** Start of GIVEN DATA **

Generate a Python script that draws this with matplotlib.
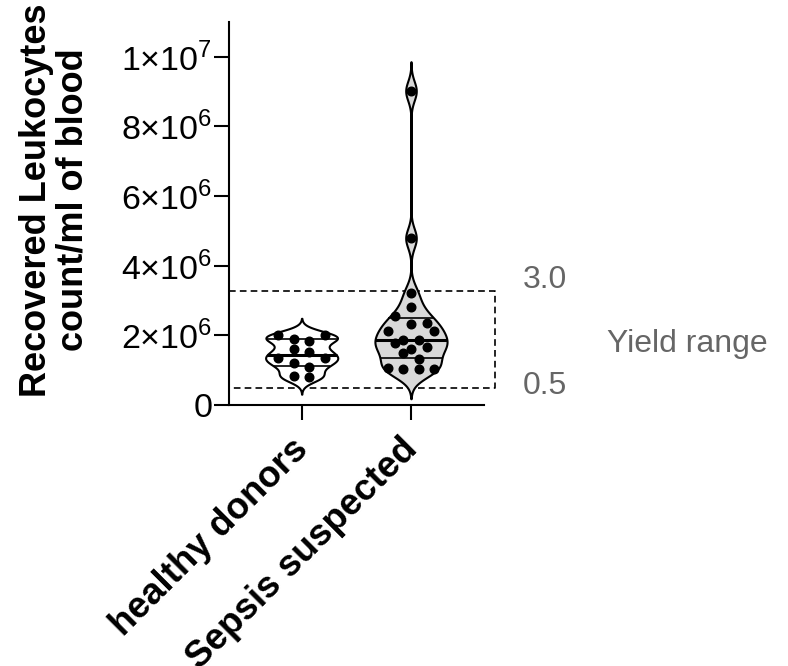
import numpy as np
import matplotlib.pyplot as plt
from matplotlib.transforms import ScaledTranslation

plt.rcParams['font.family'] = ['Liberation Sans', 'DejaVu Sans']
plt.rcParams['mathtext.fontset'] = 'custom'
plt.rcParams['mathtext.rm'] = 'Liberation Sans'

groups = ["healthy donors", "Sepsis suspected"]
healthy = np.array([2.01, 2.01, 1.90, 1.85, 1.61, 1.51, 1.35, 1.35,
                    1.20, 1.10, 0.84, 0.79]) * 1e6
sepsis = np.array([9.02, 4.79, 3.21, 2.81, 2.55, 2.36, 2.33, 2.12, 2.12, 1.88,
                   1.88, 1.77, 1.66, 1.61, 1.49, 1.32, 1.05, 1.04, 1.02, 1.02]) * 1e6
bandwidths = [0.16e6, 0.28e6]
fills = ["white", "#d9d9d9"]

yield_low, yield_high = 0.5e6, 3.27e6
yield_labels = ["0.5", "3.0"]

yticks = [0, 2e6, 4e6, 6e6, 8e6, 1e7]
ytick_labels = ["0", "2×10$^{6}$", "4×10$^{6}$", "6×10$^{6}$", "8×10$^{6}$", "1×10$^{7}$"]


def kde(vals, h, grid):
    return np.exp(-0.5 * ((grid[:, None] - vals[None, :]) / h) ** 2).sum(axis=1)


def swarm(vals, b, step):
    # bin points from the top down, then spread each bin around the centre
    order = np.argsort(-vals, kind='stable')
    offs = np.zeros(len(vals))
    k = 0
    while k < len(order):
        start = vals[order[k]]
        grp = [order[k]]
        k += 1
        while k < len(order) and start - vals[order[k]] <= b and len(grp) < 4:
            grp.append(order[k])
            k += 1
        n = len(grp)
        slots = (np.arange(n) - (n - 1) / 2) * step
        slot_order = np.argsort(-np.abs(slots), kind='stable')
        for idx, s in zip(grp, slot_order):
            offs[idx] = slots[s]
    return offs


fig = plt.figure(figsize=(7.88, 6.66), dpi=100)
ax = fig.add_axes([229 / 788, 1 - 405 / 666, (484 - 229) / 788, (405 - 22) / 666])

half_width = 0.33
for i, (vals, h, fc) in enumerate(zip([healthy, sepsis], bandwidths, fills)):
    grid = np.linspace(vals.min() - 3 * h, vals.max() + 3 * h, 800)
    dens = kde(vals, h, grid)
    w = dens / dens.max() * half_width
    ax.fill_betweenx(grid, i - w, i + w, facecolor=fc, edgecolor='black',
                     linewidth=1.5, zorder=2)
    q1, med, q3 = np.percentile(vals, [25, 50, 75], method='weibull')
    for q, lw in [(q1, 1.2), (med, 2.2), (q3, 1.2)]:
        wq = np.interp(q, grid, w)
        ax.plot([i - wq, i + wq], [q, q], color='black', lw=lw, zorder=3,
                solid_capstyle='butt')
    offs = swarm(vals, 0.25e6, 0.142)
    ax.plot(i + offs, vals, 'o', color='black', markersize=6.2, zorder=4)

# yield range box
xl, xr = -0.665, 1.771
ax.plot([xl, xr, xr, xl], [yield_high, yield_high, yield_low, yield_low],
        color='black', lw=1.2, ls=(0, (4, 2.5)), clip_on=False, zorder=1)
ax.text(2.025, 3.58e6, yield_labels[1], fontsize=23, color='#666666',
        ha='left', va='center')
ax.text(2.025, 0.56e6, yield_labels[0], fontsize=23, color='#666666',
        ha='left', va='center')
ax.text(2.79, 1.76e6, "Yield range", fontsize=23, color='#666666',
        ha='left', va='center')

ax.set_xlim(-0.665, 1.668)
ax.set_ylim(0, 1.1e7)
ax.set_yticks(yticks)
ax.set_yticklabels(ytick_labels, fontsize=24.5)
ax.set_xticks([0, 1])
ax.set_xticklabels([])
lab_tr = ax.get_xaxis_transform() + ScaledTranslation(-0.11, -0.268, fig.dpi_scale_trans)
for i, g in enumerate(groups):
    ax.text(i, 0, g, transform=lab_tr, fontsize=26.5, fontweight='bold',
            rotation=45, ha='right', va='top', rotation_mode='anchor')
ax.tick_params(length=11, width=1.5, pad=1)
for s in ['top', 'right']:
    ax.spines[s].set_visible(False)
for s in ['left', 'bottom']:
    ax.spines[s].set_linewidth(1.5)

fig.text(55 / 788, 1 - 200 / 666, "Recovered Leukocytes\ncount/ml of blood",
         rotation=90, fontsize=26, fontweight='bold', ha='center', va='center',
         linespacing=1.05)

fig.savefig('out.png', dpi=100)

** End of GIVEN DATA **

◆ **GOAL OF THE EXERCISE**
Only the lines from the top of the data through the line with "plt.rcParams['mathtext.rm'] = 'Liberation" should be quoted, exactly and with both ends kept; skip the pictures.

◆ **COMPLETE ANSWER**
Generate a Python script that draws this with matplotlib.
import numpy as np
import matplotlib.pyplot as plt
from matplotlib.transforms import ScaledTranslation

plt.rcParams['font.family'] = ['Liberation Sans', 'DejaVu Sans']
plt.rcParams['mathtext.fontset'] = 'custom'
plt.rcParams['mathtext.rm'] = 'Liberation Sans'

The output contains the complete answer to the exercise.